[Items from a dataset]
--- Start ---

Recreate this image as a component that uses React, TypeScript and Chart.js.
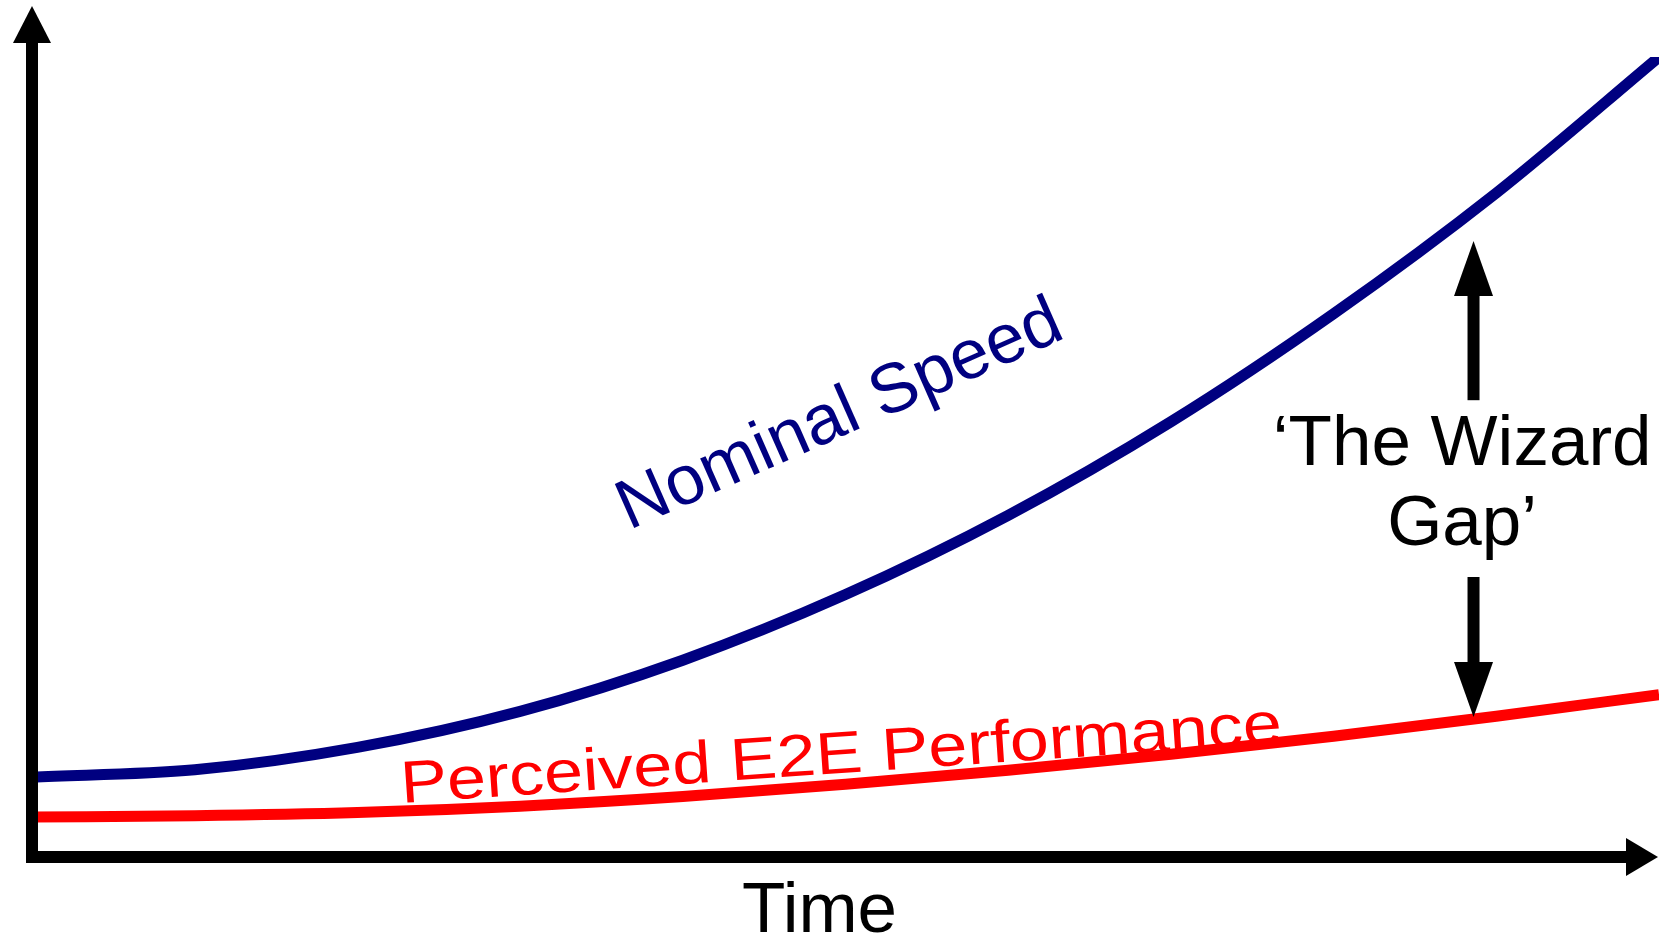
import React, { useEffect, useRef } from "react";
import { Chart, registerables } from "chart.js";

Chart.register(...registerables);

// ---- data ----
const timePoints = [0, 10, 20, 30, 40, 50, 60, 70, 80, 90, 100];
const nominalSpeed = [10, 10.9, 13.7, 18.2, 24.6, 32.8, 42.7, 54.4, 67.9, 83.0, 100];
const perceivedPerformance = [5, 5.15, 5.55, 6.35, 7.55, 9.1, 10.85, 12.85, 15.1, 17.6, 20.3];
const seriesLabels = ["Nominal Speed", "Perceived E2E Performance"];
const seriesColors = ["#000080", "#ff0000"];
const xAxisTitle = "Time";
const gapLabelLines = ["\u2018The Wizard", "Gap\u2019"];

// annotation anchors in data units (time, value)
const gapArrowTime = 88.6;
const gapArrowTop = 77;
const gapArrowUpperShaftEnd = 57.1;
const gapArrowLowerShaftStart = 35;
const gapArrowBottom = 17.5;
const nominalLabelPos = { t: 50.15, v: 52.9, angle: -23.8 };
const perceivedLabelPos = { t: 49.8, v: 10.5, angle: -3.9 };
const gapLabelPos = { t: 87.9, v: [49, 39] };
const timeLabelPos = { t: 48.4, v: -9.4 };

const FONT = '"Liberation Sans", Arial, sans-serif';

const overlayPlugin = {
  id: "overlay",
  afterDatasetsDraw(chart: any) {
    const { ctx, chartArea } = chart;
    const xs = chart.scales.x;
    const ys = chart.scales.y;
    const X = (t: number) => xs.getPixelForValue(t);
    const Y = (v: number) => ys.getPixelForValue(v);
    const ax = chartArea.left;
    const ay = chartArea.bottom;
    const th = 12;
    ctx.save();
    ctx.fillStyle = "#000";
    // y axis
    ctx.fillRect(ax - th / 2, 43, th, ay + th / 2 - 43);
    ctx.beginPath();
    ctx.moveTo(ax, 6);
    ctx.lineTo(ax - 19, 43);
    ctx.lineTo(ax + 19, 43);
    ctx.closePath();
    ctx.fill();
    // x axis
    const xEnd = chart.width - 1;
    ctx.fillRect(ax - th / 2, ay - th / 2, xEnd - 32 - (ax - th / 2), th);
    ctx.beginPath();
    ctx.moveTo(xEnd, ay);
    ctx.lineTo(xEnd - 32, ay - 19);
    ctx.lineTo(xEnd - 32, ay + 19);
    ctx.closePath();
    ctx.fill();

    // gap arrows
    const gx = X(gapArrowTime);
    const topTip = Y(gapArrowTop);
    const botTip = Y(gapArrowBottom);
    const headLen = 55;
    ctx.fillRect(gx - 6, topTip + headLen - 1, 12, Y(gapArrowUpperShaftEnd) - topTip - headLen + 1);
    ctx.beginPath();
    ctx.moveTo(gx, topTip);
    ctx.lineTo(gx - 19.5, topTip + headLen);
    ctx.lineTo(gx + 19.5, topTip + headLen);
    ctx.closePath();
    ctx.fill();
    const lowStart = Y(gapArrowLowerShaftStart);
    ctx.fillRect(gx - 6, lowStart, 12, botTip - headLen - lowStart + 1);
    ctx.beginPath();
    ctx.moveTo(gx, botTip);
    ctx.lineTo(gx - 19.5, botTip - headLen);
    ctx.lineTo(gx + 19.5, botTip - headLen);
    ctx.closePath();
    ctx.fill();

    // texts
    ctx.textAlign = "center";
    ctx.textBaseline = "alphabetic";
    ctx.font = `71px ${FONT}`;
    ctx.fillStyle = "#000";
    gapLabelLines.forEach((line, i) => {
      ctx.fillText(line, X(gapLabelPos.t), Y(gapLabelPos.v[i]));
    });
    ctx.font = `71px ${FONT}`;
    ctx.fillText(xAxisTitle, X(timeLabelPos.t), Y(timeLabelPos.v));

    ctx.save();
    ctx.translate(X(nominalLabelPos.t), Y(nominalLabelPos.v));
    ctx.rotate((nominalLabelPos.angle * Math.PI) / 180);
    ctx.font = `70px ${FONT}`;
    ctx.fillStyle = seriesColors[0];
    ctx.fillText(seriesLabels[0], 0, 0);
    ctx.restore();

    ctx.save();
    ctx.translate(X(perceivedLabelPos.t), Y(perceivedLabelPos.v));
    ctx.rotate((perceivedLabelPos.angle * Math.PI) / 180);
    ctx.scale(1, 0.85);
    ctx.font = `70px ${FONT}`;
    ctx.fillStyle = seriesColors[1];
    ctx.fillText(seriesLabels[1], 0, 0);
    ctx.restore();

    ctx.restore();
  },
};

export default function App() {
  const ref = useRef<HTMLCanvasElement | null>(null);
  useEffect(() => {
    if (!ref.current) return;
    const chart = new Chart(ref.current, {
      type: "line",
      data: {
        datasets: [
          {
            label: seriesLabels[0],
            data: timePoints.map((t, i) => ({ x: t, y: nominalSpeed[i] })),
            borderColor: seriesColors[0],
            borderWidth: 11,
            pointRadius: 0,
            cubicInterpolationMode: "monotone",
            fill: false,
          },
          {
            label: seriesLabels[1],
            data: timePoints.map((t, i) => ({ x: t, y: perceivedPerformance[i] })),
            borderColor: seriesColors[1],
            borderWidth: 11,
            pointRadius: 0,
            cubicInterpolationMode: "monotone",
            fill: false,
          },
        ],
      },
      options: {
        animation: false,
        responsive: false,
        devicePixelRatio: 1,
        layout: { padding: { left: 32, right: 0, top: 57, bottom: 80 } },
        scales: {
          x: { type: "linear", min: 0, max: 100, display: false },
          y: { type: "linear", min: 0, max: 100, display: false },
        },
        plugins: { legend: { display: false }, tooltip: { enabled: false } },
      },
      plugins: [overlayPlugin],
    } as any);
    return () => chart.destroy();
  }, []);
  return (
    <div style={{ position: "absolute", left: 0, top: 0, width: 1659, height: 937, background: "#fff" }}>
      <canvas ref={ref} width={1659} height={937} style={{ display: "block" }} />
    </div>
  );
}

--- End ---
--- Start ---

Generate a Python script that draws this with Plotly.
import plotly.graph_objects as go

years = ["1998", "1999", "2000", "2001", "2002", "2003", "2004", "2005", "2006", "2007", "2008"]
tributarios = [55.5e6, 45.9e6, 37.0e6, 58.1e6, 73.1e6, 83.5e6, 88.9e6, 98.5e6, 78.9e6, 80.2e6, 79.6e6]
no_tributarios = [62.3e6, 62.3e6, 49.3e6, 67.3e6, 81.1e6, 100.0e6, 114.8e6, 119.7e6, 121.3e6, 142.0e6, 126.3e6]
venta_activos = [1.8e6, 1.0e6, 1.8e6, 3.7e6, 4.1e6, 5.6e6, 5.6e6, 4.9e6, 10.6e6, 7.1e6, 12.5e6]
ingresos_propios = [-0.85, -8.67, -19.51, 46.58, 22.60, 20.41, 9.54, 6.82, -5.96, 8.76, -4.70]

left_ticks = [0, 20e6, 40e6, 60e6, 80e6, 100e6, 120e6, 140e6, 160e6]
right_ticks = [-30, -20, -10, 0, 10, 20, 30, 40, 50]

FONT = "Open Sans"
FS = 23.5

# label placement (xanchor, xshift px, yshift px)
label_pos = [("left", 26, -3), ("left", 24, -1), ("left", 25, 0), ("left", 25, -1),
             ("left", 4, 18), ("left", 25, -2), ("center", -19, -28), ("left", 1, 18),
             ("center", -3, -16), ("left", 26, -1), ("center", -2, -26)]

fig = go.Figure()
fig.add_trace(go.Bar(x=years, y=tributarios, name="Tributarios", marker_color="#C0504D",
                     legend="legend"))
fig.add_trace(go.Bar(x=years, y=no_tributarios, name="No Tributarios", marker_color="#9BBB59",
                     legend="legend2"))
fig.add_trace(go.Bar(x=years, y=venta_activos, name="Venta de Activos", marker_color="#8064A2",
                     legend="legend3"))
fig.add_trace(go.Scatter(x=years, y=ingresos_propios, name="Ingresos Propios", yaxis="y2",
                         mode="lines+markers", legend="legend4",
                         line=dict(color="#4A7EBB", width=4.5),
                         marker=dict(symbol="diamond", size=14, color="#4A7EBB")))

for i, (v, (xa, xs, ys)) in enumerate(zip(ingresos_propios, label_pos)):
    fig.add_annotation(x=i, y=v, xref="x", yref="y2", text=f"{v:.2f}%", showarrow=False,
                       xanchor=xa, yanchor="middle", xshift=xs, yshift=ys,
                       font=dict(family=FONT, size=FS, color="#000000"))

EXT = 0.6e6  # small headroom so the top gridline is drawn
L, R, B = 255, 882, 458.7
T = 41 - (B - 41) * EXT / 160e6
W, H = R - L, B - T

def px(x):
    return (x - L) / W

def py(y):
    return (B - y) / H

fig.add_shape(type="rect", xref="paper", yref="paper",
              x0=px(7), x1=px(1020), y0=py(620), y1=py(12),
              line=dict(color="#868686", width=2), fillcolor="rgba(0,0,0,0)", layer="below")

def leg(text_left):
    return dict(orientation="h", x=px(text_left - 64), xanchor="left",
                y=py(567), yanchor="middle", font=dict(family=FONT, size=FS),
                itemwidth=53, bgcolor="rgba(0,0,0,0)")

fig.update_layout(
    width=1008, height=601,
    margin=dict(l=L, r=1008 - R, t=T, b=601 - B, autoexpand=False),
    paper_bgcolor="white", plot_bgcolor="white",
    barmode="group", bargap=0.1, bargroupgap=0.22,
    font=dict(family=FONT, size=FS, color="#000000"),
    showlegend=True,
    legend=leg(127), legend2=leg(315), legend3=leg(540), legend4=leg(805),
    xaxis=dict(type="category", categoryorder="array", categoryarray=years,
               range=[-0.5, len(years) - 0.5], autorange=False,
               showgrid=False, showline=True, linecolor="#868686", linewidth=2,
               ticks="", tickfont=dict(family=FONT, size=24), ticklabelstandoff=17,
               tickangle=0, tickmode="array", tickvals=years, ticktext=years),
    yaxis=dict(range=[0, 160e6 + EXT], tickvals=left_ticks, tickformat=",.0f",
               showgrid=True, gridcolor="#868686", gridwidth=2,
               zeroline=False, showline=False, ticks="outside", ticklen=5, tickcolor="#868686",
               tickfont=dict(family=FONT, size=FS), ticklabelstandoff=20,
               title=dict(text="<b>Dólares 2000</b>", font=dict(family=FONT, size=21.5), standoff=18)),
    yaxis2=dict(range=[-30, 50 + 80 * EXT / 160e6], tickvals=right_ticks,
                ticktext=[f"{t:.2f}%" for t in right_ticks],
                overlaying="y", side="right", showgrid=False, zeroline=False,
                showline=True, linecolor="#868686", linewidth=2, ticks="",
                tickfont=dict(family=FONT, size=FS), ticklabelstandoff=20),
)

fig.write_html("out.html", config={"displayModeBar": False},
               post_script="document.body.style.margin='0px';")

--- End ---

What is required — Transcribe the lines beginning at the one that contains "Generate a Python" and ending at the one that contains "import plotly.graph_objects as go", with nothing added or left out.

Reply to the task —
Generate a Python script that draws this with Plotly.
import plotly.graph_objects as go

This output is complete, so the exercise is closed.